# Planar intersection

• Oct 28th 2010, 05:48 PM
ninjake
Planar intersection
so I have a question I cannot answer in my calculus/vectors course, and it's driving me insane. if someone could just tell me how to find k i would be forever grateful.

'Find the value of k such that the three planes will always intersect in a point, then find the point of intersection.'

π1: x+2y-z-5=0
π2: x+ky-3z+11=0
π3 2x+y+z+10=0
• Oct 28th 2010, 06:10 PM
Ackbeet
From a linear algebra perspective, you get the intersection of a point if the system of equations you have there has exactly one solution, right? And when does that happen for the system

$A\mathbf{x}=\mathbf{b},$ where

$A=\begin{bmatrix}1 &2 &-1\\ 1 &k &-3\\ 2 &1 &1\end{bmatrix}\qquad\text{and}\qquad\mathbf{b}=\b egin{bmatrix}5\\-11\\-10\end{bmatrix}?$
• Oct 28th 2010, 06:14 PM
ninjake
Thats my problem, i'm drawing a complete blank. I've tried all the methods I know to narrow it down, and so far all I know is k cannot be 4
• Oct 29th 2010, 02:10 AM
Ackbeet
I wouldn't call that a complete blank! Especially since it's correct. k = 4 makes the matrix A singular, which means you'd get at least a line of intersection, not a single point.
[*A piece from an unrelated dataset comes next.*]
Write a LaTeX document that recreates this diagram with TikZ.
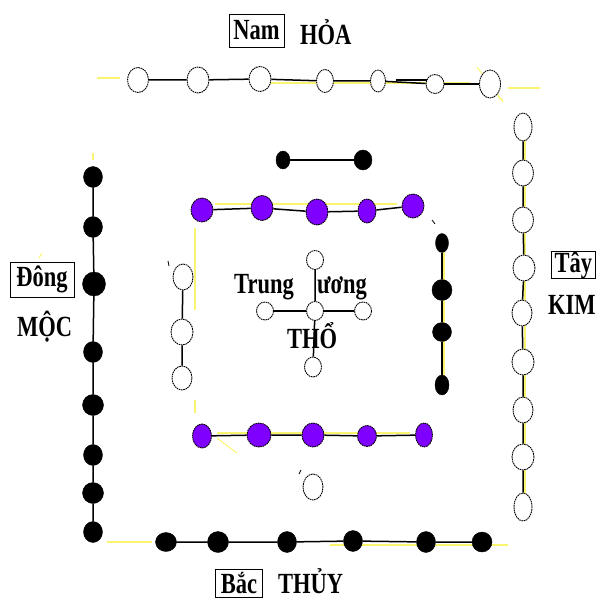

What's puzzling to me, and it sounds like to you, is that the problem asks for "the" value of k that makes the intersection just a point. That sounds to me like a typo. There are infinitely many values of k that make the intersection one unique point. Just with my own investigations here, solving the system by leaving k unspecified yields different solutions that depend on k.

That's the best I can do for you, I'm afraid. I think it's a typo. They should have asked "What value of k makes the intersection a line?"